-- Written instruction --
Leave out the pictures and repeat the data exactly.
•••••
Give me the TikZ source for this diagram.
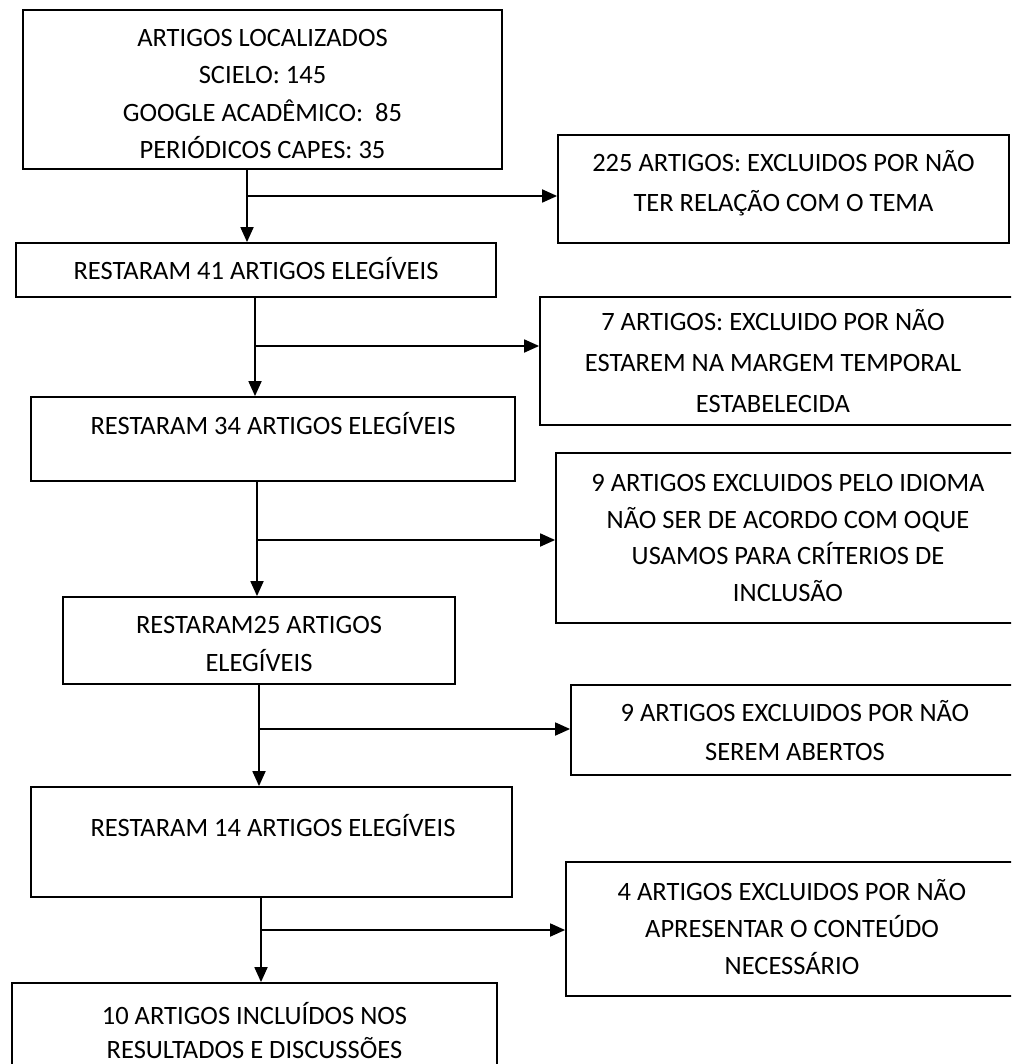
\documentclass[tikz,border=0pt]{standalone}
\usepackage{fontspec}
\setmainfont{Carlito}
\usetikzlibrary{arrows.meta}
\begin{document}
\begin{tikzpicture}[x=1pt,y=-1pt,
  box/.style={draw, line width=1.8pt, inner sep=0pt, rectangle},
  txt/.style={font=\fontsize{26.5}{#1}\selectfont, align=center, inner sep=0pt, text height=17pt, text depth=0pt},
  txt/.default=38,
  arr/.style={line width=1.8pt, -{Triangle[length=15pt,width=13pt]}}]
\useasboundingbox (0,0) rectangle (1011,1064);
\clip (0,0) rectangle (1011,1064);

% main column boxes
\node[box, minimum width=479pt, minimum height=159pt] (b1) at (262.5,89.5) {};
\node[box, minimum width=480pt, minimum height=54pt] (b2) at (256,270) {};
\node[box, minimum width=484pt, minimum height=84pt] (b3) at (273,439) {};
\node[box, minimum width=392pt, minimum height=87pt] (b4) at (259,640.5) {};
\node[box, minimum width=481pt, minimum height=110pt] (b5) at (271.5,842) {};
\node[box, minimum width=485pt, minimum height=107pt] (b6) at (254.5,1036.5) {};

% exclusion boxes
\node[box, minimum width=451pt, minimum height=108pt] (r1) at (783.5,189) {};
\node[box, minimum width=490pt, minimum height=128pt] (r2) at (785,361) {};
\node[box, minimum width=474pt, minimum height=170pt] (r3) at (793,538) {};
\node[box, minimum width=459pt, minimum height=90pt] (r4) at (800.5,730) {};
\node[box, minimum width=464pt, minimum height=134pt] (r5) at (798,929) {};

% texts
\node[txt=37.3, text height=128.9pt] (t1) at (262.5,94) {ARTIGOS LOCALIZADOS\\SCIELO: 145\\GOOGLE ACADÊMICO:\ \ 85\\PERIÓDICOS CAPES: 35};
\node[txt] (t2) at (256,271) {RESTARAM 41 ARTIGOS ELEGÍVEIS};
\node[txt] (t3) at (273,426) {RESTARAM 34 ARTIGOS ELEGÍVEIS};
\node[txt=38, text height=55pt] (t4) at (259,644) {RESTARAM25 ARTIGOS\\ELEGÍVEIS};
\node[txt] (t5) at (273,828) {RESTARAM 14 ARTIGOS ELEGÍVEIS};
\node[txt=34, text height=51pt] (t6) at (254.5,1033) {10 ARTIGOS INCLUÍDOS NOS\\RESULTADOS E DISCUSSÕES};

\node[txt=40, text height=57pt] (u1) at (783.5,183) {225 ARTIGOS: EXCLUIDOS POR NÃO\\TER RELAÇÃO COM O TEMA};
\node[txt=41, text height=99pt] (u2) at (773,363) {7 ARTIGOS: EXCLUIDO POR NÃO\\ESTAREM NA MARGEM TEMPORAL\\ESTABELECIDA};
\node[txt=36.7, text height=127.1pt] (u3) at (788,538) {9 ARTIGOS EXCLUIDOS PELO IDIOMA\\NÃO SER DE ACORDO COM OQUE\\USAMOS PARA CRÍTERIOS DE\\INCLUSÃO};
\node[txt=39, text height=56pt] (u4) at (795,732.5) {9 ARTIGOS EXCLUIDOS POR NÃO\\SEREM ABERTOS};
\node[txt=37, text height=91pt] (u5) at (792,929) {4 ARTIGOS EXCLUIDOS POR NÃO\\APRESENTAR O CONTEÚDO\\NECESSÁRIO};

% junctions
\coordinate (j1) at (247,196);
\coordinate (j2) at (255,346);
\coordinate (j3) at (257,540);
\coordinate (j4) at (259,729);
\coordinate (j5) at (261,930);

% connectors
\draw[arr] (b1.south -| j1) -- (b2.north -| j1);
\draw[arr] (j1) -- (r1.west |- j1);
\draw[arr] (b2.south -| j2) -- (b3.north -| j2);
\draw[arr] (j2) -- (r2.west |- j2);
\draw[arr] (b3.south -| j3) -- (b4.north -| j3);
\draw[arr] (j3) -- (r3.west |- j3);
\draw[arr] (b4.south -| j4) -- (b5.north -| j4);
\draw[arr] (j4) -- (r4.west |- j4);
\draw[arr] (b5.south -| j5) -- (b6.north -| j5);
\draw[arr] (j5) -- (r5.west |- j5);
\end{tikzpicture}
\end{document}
•••••
-- Solution to the exercise --
Give me the TikZ source for this diagram.
\documentclass[tikz,border=0pt]{standalone}
\usepackage{fontspec}
\setmainfont{Carlito}
\usetikzlibrary{arrows.meta}
\begin{document}
\begin{tikzpicture}[x=1pt,y=-1pt,
  box/.style={draw, line width=1.8pt, inner sep=0pt, rectangle},
  txt/.style={font=\fontsize{26.5}{#1}\selectfont, align=center, inner sep=0pt, text height=17pt, text depth=0pt},
  txt/.default=38,
  arr/.style={line width=1.8pt, -{Triangle[length=15pt,width=13pt]}}]
\useasboundingbox (0,0) rectangle (1011,1064);
\clip (0,0) rectangle (1011,1064);

% main column boxes
\node[box, minimum width=479pt, minimum height=159pt] (b1) at (262.5,89.5) {};
\node[box, minimum width=480pt, minimum height=54pt] (b2) at (256,270) {};
\node[box, minimum width=484pt, minimum height=84pt] (b3) at (273,439) {};
\node[box, minimum width=392pt, minimum height=87pt] (b4) at (259,640.5) {};
\node[box, minimum width=481pt, minimum height=110pt] (b5) at (271.5,842) {};
\node[box, minimum width=485pt, minimum height=107pt] (b6) at (254.5,1036.5) {};

% exclusion boxes
\node[box, minimum width=451pt, minimum height=108pt] (r1) at (783.5,189) {};
\node[box, minimum width=490pt, minimum height=128pt] (r2) at (785,361) {};
\node[box, minimum width=474pt, minimum height=170pt] (r3) at (793,538) {};
\node[box, minimum width=459pt, minimum height=90pt] (r4) at (800.5,730) {};
\node[box, minimum width=464pt, minimum height=134pt] (r5) at (798,929) {};

% texts
\node[txt=37.3, text height=128.9pt] (t1) at (262.5,94) {ARTIGOS LOCALIZADOS\\SCIELO: 145\\GOOGLE ACADÊMICO:\ \ 85\\PERIÓDICOS CAPES: 35};
\node[txt] (t2) at (256,271) {RESTARAM 41 ARTIGOS ELEGÍVEIS};
\node[txt] (t3) at (273,426) {RESTARAM 34 ARTIGOS ELEGÍVEIS};
\node[txt=38, text height=55pt] (t4) at (259,644) {RESTARAM25 ARTIGOS\\ELEGÍVEIS};
\node[txt] (t5) at (273,828) {RESTARAM 14 ARTIGOS ELEGÍVEIS};
\node[txt=34, text height=51pt] (t6) at (254.5,1033) {10 ARTIGOS INCLUÍDOS NOS\\RESULTADOS E DISCUSSÕES};

\node[txt=40, text height=57pt] (u1) at (783.5,183) {225 ARTIGOS: EXCLUIDOS POR NÃO\\TER RELAÇÃO COM O TEMA};
\node[txt=41, text height=99pt] (u2) at (773,363) {7 ARTIGOS: EXCLUIDO POR NÃO\\ESTAREM NA MARGEM TEMPORAL\\ESTABELECIDA};
\node[txt=36.7, text height=127.1pt] (u3) at (788,538) {9 ARTIGOS EXCLUIDOS PELO IDIOMA\\NÃO SER DE ACORDO COM OQUE\\USAMOS PARA CRÍTERIOS DE\\INCLUSÃO};
\node[txt=39, text height=56pt] (u4) at (795,732.5) {9 ARTIGOS EXCLUIDOS POR NÃO\\SEREM ABERTOS};
\node[txt=37, text height=91pt] (u5) at (792,929) {4 ARTIGOS EXCLUIDOS POR NÃO\\APRESENTAR O CONTEÚDO\\NECESSÁRIO};

% junctions
\coordinate (j1) at (247,196);
\coordinate (j2) at (255,346);
\coordinate (j3) at (257,540);
\coordinate (j4) at (259,729);
\coordinate (j5) at (261,930);

% connectors
\draw[arr] (b1.south -| j1) -- (b2.north -| j1);
\draw[arr] (j1) -- (r1.west |- j1);
\draw[arr] (b2.south -| j2) -- (b3.north -| j2);
\draw[arr] (j2) -- (r2.west |- j2);
\draw[arr] (b3.south -| j3) -- (b4.north -| j3);
\draw[arr] (j3) -- (r3.west |- j3);
\draw[arr] (b4.south -| j4) -- (b5.north -| j4);
\draw[arr] (j4) -- (r4.west |- j4);
\draw[arr] (b5.south -| j5) -- (b6.north -| j5);
\draw[arr] (j5) -- (r5.west |- j5);
\end{tikzpicture}
\end{document}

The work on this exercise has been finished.